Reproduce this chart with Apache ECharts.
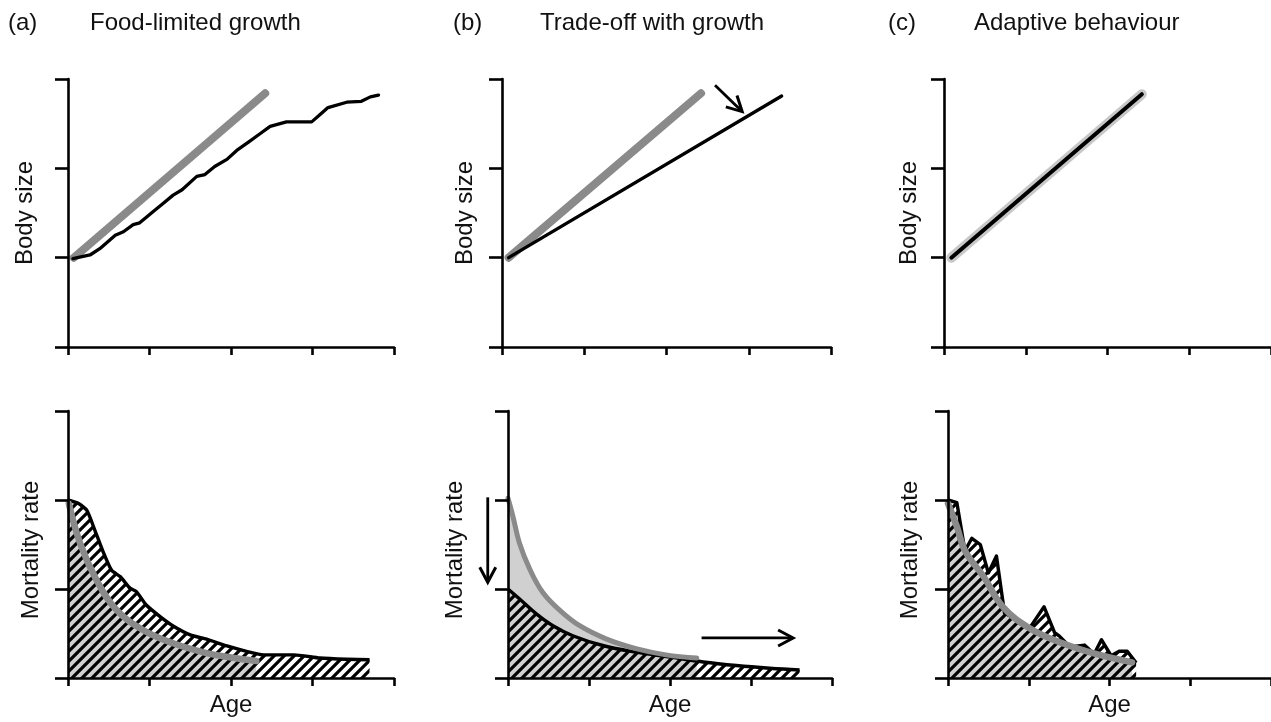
<!DOCTYPE html>
<html>
<head>
<meta charset="utf-8">
<script src="https://cdn.jsdelivr.net/npm/echarts@6/dist/echarts.min.js"></script>
<style>
html,body{margin:0;padding:0;background:#fff;}
#main{width:1271px;height:722px;}
</style>
</head>
<body>
<div id="main"></div>
<script>
// ---- data ----
var panelLetters=['(a)','(b)','(c)'];
var panelTitles=['Food-limited growth','Trade-off with growth','Adaptive behaviour'];
var ageTicks=[0,4,1];      // min,max,interval
var valueTicks=[0,3,1];

// (a) food-limited growth
var sizeRefA=[[0.07,1.0],[2.42,2.84]];
var sizeFoodA=[[0.06,0.99],[0.27,1.03],[0.39,1.10],[0.58,1.25],[0.68,1.29],[0.80,1.37],[0.88,1.39],[1.05,1.52],[1.17,1.61],[1.29,1.70],[1.40,1.76],[1.58,1.91],[1.68,1.93],[1.80,2.02],[1.95,2.10],[2.07,2.20],[2.21,2.29],[2.36,2.39],[2.48,2.47],[2.68,2.52],[2.99,2.52],[3.09,2.60],[3.19,2.68],[3.42,2.74],[3.60,2.75],[3.71,2.80],[3.81,2.82]];
var mortFoodA=[[0,2.0],[0.13,1.96],[0.23,1.885],[0.33,1.66],[0.43,1.42],[0.535,1.21],[0.64,1.14],[0.76,1.01],[0.84,0.97],[0.96,0.82],[1.13,0.69],[1.29,0.585],[1.50,0.485],[1.70,0.436],[1.95,0.36],[2.19,0.30],[2.40,0.26],[2.77,0.26],[3.09,0.224],[3.42,0.21],[3.70,0.205]];
var mortRefA=[[0.01,1.96],[0.15,1.51],[0.35,1.10],[0.59,0.77],[0.92,0.54],[1.29,0.39],[1.70,0.28],[2.0,0.23],[2.31,0.19]];

// (b) trade-off with growth
var sizeRefB=[[0.08,1.0],[2.42,2.84]];
var sizeTradeB=[[0.08,1.0],[3.40,2.81]];
var arrowsTopB=[[2.59,2.93,2.92,2.635]];
var mortTradeB=[[0,1.0],[0.14,0.89],[0.35,0.72],[0.55,0.59],[0.80,0.475],[1.17,0.365],[1.58,0.29],[2.0,0.235],[2.41,0.18],[2.82,0.14],[3.23,0.11],[3.60,0.09]];
var mortRefB=[[0,2.02],[0.06,1.82],[0.14,1.52],[0.27,1.22],[0.43,0.96],[0.64,0.76],[0.88,0.59],[1.21,0.44],[1.58,0.33],[1.95,0.26],[2.33,0.225]];
var arrowsBottomB=[[-0.25,2.03,-0.25,1.075],[2.39,0.45,3.52,0.45]];

// (c) adaptive behaviour
var sizeAdaptC=[[0.09,1.0],[2.42,2.83]];
var mortAdaptC=[[0,2.0],[0.11,1.97],[0.21,1.43],[0.295,1.57],[0.40,1.50],[0.50,1.18],[0.60,1.37],[0.70,0.73],[0.85,0.655],[1.01,0.56],[1.19,0.80],[1.32,0.51],[1.38,0.47],[1.51,0.35],[1.69,0.37],[1.81,0.27],[1.90,0.43],[2.02,0.25],[2.12,0.30],[2.22,0.30],[2.33,0.17]];
var mortRefC=[[0,1.96],[0.11,1.70],[0.21,1.43],[0.44,1.14],[0.68,0.80],[1.01,0.56],[1.42,0.39],[1.83,0.27],[2.28,0.175]];

var FONT='Liberation Sans, Arial, sans-serif';
var GREY='#8a8a8a', LIGHT='#d0d0d0';

/*hatch pattern: black diagonal stripes on transparent*/
function hatch(){
	var s=10,c=document.createElement('canvas');
	c.width=s;c.height=s;
	var g=c.getContext('2d');
	g.strokeStyle='#000';g.lineWidth=3.2;
	g.beginPath();
	g.moveTo(-2,2);g.lineTo(2,-2);
	g.moveTo(0,s);g.lineTo(s,0);
	g.moveTo(s-2,s+2);g.lineTo(s+2,s-2);
	g.stroke();
	return c;
}
var hatchImg=hatch();

var grids=[
	{left:68,top:79,width:326,height:268},
	{left:502,top:79,width:329,height:268},
	{left:944,top:79,width:327,height:268},
	{left:68,top:411,width:326,height:267},
	{left:508,top:411,width:324,height:267},
	{left:948,top:411,width:323,height:267}
];
var yNames=['Body size','Body size','Body size','Mortality rate','Mortality rate','Mortality rate'];
var yGaps=[31,25,23,25,41,26];

var axisLine={show:true,lineStyle:{color:'#000',width:2.6}};
var xAxes=[],yAxes=[];
for(let i=0;i<6;i++){
	xAxes.push({type:'value',gridIndex:i,min:ageTicks[0],max:ageTicks[1],interval:ageTicks[2],z:10,
		axisLine:axisLine,axisTick:{show:true,length:8,lineStyle:{color:'#000',width:2.6}},
		axisLabel:{show:false},splitLine:{show:false},
		name:i>2?'Age':'',nameLocation:'middle',nameGap:15,
		nameTextStyle:{fontFamily:FONT,fontSize:24,color:'#111'}});
	yAxes.push({type:'value',gridIndex:i,min:valueTicks[0],max:valueTicks[1],interval:valueTicks[2],z:10,
		axisLine:axisLine,axisTick:{show:true,length:13,lineStyle:{color:'#000',width:2.6}},
		axisLabel:{show:false},splitLine:{show:false},
		name:yNames[i],nameLocation:'middle',nameGap:yGaps[i],
		nameTextStyle:{fontFamily:FONT,fontSize:24,color:'#111',padding:i>2?[0,11,0,0]:0}});
}

function line(idx,data,color,width,smooth){
	return {type:'line',xAxisIndex:idx,yAxisIndex:idx,data:data,symbol:'none',smooth:smooth||0,
		lineStyle:{color:color,width:width,cap:'round',join:'round'},animation:false,silent:true};
}
function greyArea(idx,data){
	return {type:'line',xAxisIndex:idx,yAxisIndex:idx,data:data,symbol:'none',smooth:0.4,
		lineStyle:{width:0},areaStyle:{color:LIGHT,opacity:1},animation:false,silent:true};
}
function hatchArea(idx,data,smooth){
	return {type:'line',xAxisIndex:idx,yAxisIndex:idx,data:data,symbol:'none',smooth:smooth||0,
		lineStyle:{color:'#000',width:3.4,join:'round'},
		areaStyle:{color:{image:hatchImg,repeat:'repeat'},opacity:1},animation:false,silent:true};
}
function renderArrow(params,api){
	var p1=api.coord([api.value(0),api.value(1)]);
	var p2=api.coord([api.value(2),api.value(3)]);
	var ang=Math.atan2(p2[1]-p1[1],p2[0]-p1[0]);
	var L=15,W=8;
	var bx=p2[0]-L*Math.cos(ang),by=p2[1]-L*Math.sin(ang);
	var h1=[bx+W*Math.sin(ang),by-W*Math.cos(ang)];
	var h2=[bx-W*Math.sin(ang),by+W*Math.cos(ang)];
	return {type:'group',children:[
		{type:'line',shape:{x1:p1[0],y1:p1[1],x2:p2[0]-1.5*Math.cos(ang),y2:p2[1]-1.5*Math.sin(ang)},style:{stroke:'#000',lineWidth:2.8}},
		{type:'polyline',shape:{points:[h1,p2,h2]},style:{stroke:'#000',lineWidth:3,fill:null,lineJoin:'miter'}}
	]};
}
function arrows(idx,data){
	return {type:'custom',xAxisIndex:idx,yAxisIndex:idx,data:data,renderItem:renderArrow,
		encode:{x:[0,2],y:[1,3]},clip:false,animation:false,silent:true,z:6};
}

var titles=[];
var letterLeft=[8,453,888],titleLeft=[90,540,974];
for(let i=0;i<3;i++){
	titles.push({text:panelLetters[i],left:letterLeft[i],top:11,padding:0,
		textStyle:{fontFamily:FONT,fontSize:24,fontWeight:'normal',color:'#111'}});
	titles.push({text:panelTitles[i],left:titleLeft[i],top:11,padding:0,
		textStyle:{fontFamily:FONT,fontSize:24,fontWeight:'normal',color:'#111'}});
}

var chart=echarts.init(document.getElementById('main'));
chart.setOption({
	backgroundColor:'#fff',
	animation:false,
	title:titles,
	grid:grids,
	xAxis:xAxes,
	yAxis:yAxes,
	series:[
		// top row
		line(0,sizeRefA,GREY,8),
		line(0,sizeFoodA,'#000',3.3),
		line(1,sizeRefB,GREY,8),
		line(1,sizeTradeB,'#000',3.3),
		arrows(1,arrowsTopB),
		line(2,sizeAdaptC,'#c8c8c8',10),
		line(2,sizeAdaptC,'#000',4),
		// bottom row
		greyArea(3,mortRefA),
		hatchArea(3,mortFoodA,0.2),
		line(3,mortRefA,GREY,6.5,0.4),
		greyArea(4,mortRefB),
		hatchArea(4,mortTradeB,0.4),
		line(4,mortRefB,GREY,5,0.4),
		arrows(4,arrowsBottomB),
		greyArea(5,mortRefC),
		hatchArea(5,mortAdaptC,0),
		line(5,mortRefC,GREY,6.5,0.4)
	]
});
</script>
</body>
</html>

_ _ _ _

### [Task requirements]
Copy every line of the listing containing the string "with".

### [Written answer]
Reproduce this chart with Apache ECharts.
var panelTitles=['Food-limited growth','Trade-off with growth','Adaptive behaviour'];
// (b) trade-off with growth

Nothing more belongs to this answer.